For you, it's a small reminder of your time spent together. For your son, it’s a new way of life. It’s literally walking in the footsteps of his own personal hero. Eventually, he’ll outgrow his boots. He might move on to soccer cleats instead—or playing the guitar, or building robots. But whatever it is, his own personal hero will be there to cheer him on.

This is just a tiny example of the benefits of multi-generational bonds. The truth is, there is always so much gain from those who came before us. Read on to discover new ways to strengthen bonds across generations.

Storytelling

Beyond giving younger generations an example to live by, storytelling can help create deep roots that bind us. Here are several ways this is done:

  • Cultural transmission

    To develop a true sense of self, it’s helpful to know where your family roots started. Storytelling helps older family members pass on their cultural identity, creating a sense of belonging for younger family members.
  • Connecting across generations

    For younger kids, it might be difficult to come up with things to talk about with older family members—and the same is true the other way around. You can only ask your granddaughter ‘So how’s school going?’ so many times. Sharing stories gives you something to relate to each other, and reference later as a conversation topic.

  • Building empathy

    The world isn’t always such a kind place, no matter how much care we show for those closest to us. Hearing about the challenges their family members overcame is helpful for any kid developing a sense of empathy and understanding.

Collecting

Collecting together allows family members to have real tangible artifacts that bond them. But there might be some hidden skill building taking place that doesn’t immediately come to mind:

  • Creating rhythms and rituals

    Let’s say a family travels to a new national park together each summer. Over time, they begin to collect maps, stickers, rocks, and other things that remind them of their journey. Creating a designated collection of these things becomes a tradition, and then anytime they see it, they’re reminded of their time spent together and all of the gorgeous scenery they took in—all because they came together and saved a map one time.

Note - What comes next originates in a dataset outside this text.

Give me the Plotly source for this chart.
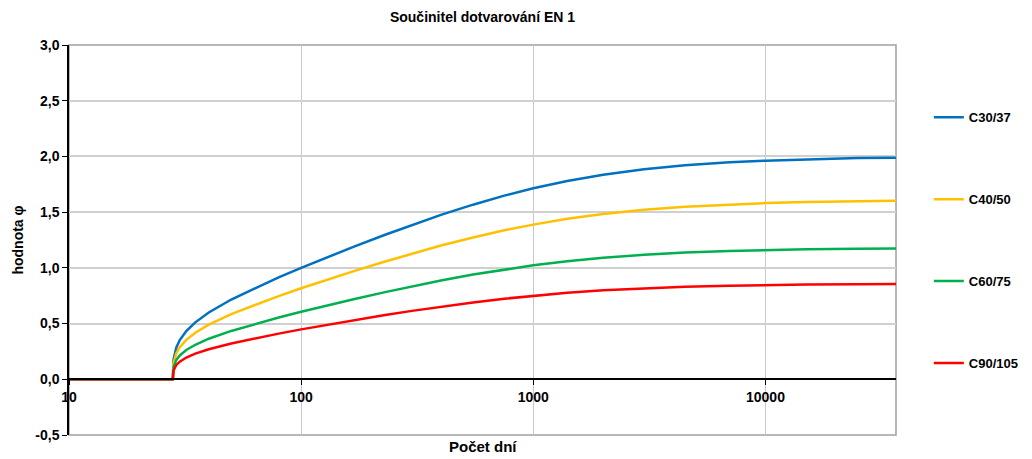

  • Fostering communication

    Whether your nephews are debating which rookie card from your collection is the coolest, or your daughters are deciding which leaf from your annual day-before-Thanksgiving hike is the most collection worthy, there’s a conversation to be had at every turn. There’s a lot of trust to be gained by simply talking through choices together.

  • Passing down heirlooms

    Usually an heirloom is already part of a collection, of sorts. Maybe it’s a tea set from your great grandmother tucked away in a far corner of the kitchen—with the rest of the breakable antiques. When the time comes, passing these along to join a new collection will keep memories, stories, and lessons alive—just like when it was passed down to you.

Gameplay

For kids, going to Grandma and Grandpa’s house might feel a teensy-bit serious. Best behavior is expected—but this doesn’t mean there needs to be a lack of fun. Here’s what you may get out of an afternoon of fun with the grandparents:

  • Leveling the playing field

    In a game, our age doesn’t divide us. We all have a chance to succeed, and we get to foster a sense of healthy competition. Kids are empowered to be taken seriously by their elders, and practice good sportsmanship.

  • Breaking down barriers

    Yes, we’re family. But that doesn’t automatically mean we’re comfortable around each other. Playing games together helps ease some tension, and add some comfort to any situation, by providing laughter, conversations, and enjoyment for everyone.

  • Communication and bonding

    The more time we spend together, the more we learn. We find out what makes each other tick, how we all strategize, and who might be more competitive than others. These are all valuable traits to know while we continuously build relationships over time.

The core lesson that comes out of learning from our elders is this: they have a lifetime of wisdom to share, and there are endless ways to learn it. It’s always worth a trip to Grandma and Grandpa’s house if there’s a story involved.